What you should do ->
Quote word for word the lines below, beginning with the first and ending with the one that has "POSITION_LABELS = [str(p) for p in POSITIONS]". Drop the pictures.

Dataset content ->
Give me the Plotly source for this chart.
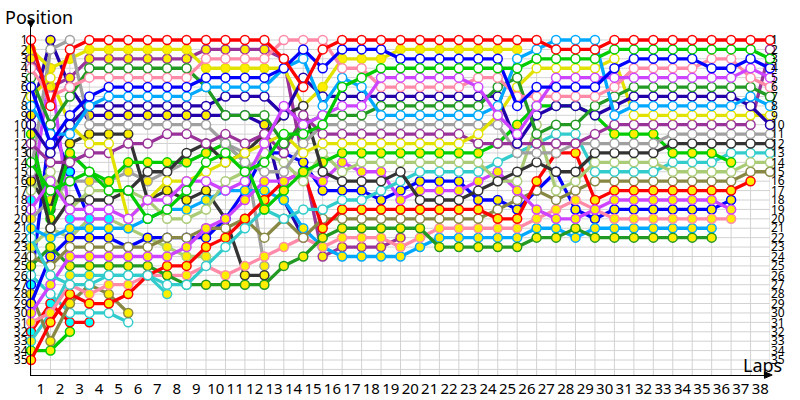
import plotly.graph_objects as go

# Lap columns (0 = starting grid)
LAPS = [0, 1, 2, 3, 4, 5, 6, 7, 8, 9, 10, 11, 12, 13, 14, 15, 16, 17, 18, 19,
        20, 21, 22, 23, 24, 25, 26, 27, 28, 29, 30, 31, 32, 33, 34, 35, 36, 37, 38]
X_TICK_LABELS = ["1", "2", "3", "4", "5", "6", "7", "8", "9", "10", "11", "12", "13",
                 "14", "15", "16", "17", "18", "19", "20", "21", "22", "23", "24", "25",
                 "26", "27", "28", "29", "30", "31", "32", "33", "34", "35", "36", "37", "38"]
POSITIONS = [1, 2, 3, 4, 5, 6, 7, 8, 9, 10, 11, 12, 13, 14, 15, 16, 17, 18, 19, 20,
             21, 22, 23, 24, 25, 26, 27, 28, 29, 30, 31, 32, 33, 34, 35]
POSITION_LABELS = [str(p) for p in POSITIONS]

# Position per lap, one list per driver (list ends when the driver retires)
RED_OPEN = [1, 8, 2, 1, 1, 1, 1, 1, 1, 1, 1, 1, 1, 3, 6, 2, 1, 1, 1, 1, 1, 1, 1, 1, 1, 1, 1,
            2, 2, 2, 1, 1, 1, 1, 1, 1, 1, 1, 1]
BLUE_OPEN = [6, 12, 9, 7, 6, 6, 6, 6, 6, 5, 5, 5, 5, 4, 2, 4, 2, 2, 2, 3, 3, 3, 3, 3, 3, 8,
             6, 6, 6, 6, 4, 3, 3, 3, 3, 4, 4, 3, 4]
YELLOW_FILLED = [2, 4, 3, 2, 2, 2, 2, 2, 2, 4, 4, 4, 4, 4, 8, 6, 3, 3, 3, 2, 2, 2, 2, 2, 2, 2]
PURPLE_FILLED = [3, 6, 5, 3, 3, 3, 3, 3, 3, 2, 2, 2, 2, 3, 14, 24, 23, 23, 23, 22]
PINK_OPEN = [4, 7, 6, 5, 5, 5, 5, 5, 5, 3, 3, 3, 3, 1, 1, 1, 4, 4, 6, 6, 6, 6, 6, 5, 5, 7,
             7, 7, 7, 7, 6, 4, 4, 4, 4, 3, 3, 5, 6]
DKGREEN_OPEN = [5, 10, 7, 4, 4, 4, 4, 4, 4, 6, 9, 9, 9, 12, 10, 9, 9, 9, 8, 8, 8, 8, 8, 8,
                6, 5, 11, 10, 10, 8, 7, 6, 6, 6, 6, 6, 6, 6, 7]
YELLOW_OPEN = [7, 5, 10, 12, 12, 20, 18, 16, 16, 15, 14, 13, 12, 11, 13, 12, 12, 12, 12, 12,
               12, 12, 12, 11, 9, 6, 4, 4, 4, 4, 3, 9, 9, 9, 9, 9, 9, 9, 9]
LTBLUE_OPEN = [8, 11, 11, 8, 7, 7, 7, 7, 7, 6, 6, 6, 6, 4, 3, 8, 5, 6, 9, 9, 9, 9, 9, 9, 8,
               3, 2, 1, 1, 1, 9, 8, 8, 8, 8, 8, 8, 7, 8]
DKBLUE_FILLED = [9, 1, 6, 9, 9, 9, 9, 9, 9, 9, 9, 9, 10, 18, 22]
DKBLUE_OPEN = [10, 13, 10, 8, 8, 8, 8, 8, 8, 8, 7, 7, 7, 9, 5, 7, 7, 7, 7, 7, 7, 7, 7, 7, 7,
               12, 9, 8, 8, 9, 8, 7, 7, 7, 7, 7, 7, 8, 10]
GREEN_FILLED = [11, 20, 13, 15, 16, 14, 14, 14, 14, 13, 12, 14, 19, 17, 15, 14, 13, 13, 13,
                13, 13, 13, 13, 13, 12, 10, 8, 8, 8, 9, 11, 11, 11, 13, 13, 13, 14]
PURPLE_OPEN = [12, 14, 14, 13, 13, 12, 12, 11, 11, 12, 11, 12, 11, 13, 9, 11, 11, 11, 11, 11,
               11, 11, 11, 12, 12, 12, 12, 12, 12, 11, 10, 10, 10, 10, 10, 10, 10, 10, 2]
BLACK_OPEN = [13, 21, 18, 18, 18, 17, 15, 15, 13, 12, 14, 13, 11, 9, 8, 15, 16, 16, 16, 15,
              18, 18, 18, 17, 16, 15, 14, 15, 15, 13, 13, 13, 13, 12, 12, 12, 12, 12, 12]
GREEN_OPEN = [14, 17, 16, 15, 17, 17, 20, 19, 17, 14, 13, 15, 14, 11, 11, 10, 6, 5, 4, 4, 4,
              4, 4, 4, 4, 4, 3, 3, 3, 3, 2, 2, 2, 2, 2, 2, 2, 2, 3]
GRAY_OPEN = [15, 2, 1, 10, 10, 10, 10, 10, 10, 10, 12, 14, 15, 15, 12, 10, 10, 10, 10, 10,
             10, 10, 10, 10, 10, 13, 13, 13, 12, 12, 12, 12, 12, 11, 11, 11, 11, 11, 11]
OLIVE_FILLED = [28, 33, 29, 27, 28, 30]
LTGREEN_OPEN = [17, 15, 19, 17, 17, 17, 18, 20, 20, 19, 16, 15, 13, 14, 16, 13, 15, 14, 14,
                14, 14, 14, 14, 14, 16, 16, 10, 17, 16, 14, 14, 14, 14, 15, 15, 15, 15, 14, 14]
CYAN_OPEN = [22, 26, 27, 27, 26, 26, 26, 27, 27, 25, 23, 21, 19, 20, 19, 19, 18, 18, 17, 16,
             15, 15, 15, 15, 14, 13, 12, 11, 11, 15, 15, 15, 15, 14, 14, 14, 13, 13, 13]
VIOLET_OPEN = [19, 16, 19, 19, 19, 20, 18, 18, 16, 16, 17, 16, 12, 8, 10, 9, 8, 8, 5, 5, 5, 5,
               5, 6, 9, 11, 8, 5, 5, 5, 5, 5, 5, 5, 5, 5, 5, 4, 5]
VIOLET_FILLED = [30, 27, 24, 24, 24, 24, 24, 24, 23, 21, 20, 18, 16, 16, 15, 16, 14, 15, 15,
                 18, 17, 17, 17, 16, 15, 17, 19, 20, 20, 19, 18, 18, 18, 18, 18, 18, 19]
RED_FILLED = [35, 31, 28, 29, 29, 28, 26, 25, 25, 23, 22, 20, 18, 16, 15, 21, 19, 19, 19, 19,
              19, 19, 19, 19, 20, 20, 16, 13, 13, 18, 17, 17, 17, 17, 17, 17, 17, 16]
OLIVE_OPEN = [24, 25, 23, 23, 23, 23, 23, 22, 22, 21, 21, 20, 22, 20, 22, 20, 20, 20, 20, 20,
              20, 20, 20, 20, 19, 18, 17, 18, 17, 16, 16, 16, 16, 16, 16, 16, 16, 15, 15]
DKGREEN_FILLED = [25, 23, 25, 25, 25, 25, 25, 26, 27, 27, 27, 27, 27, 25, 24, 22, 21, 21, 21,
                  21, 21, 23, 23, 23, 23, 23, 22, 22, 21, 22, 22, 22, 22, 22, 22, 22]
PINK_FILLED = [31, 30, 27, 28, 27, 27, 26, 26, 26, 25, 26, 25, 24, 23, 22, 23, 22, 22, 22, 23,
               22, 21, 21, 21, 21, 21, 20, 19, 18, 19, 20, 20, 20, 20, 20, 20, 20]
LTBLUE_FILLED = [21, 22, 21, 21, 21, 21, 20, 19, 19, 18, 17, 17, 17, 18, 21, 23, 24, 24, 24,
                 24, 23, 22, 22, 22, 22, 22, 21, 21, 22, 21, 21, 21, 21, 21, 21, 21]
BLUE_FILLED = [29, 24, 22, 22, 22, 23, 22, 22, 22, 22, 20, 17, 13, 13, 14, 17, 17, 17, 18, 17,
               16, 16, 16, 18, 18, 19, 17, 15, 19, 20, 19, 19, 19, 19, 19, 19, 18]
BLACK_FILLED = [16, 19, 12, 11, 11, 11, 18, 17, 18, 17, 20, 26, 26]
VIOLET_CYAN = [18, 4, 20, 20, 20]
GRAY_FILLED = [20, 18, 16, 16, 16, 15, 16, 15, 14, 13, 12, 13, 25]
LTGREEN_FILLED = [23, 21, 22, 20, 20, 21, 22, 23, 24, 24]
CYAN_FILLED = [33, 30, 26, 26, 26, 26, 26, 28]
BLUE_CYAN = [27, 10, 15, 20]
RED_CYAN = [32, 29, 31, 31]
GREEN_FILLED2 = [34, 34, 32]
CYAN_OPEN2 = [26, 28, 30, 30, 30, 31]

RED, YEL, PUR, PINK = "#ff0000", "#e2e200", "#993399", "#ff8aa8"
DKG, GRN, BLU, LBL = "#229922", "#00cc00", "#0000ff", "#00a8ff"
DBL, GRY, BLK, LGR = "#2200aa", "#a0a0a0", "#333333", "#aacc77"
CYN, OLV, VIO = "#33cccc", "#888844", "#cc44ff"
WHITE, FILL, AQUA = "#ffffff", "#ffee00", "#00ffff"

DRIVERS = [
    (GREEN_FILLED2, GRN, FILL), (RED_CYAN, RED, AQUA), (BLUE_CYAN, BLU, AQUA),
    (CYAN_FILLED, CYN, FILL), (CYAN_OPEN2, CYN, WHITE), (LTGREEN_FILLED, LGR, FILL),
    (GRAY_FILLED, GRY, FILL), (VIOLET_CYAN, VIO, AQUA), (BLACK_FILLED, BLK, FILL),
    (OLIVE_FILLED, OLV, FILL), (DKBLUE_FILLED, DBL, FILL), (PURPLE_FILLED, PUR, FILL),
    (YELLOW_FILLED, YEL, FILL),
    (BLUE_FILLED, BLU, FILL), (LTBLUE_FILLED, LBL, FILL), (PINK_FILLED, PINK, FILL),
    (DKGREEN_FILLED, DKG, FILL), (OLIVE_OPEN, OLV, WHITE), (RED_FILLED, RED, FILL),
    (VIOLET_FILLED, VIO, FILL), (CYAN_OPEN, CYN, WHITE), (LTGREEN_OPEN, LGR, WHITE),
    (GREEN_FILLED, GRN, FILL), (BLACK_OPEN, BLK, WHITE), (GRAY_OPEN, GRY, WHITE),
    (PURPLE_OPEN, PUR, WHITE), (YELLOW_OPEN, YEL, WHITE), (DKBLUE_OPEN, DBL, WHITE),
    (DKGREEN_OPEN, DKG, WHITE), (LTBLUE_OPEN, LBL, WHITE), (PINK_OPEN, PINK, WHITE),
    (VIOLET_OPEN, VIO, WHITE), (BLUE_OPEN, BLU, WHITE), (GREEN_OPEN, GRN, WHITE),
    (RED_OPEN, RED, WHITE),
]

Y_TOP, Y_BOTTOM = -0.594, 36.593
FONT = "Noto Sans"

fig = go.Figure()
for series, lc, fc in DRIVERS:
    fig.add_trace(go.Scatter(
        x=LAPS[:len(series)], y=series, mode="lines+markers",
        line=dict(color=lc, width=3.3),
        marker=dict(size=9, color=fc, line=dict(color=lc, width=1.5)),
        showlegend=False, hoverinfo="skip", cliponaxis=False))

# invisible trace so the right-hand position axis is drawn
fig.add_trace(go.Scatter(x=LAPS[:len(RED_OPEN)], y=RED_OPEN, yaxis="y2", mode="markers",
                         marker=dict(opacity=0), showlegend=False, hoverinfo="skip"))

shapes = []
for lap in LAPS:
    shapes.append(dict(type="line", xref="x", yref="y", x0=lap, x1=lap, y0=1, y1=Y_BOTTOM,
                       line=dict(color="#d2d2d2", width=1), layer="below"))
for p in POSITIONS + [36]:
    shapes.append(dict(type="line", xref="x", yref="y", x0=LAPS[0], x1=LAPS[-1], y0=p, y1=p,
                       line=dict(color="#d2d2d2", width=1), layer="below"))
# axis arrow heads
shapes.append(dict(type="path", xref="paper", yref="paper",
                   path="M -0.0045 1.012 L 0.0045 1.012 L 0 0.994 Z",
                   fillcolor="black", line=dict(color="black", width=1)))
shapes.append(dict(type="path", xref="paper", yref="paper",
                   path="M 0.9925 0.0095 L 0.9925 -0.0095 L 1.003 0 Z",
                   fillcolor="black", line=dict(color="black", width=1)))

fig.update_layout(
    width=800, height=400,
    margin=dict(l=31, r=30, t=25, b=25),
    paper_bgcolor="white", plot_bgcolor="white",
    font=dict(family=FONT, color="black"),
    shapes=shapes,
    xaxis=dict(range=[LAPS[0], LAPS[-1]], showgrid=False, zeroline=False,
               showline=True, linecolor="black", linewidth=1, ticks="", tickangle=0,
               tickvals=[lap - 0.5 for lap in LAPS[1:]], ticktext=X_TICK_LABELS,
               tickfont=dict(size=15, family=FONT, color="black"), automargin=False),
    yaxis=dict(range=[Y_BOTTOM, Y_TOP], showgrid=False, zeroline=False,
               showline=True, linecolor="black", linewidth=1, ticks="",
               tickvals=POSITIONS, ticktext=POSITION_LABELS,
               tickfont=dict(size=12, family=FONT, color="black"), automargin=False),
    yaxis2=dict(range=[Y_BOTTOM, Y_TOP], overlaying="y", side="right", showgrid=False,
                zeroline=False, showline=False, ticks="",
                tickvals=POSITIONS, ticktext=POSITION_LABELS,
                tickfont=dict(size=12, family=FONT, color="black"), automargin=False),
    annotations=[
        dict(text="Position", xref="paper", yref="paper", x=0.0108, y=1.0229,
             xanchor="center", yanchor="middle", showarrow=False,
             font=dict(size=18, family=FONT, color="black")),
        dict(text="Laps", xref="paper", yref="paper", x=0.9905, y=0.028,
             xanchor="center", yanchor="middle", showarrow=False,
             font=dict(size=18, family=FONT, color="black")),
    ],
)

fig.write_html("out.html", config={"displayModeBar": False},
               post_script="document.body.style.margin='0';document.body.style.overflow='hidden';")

Full output ->
Give me the Plotly source for this chart.
import plotly.graph_objects as go

# Lap columns (0 = starting grid)
LAPS = [0, 1, 2, 3, 4, 5, 6, 7, 8, 9, 10, 11, 12, 13, 14, 15, 16, 17, 18, 19,
        20, 21, 22, 23, 24, 25, 26, 27, 28, 29, 30, 31, 32, 33, 34, 35, 36, 37, 38]
X_TICK_LABELS = ["1", "2", "3", "4", "5", "6", "7", "8", "9", "10", "11", "12", "13",
                 "14", "15", "16", "17", "18", "19", "20", "21", "22", "23", "24", "25",
                 "26", "27", "28", "29", "30", "31", "32", "33", "34", "35", "36", "37", "38"]
POSITIONS = [1, 2, 3, 4, 5, 6, 7, 8, 9, 10, 11, 12, 13, 14, 15, 16, 17, 18, 19, 20,
             21, 22, 23, 24, 25, 26, 27, 28, 29, 30, 31, 32, 33, 34, 35]
POSITION_LABELS = [str(p) for p in POSITIONS]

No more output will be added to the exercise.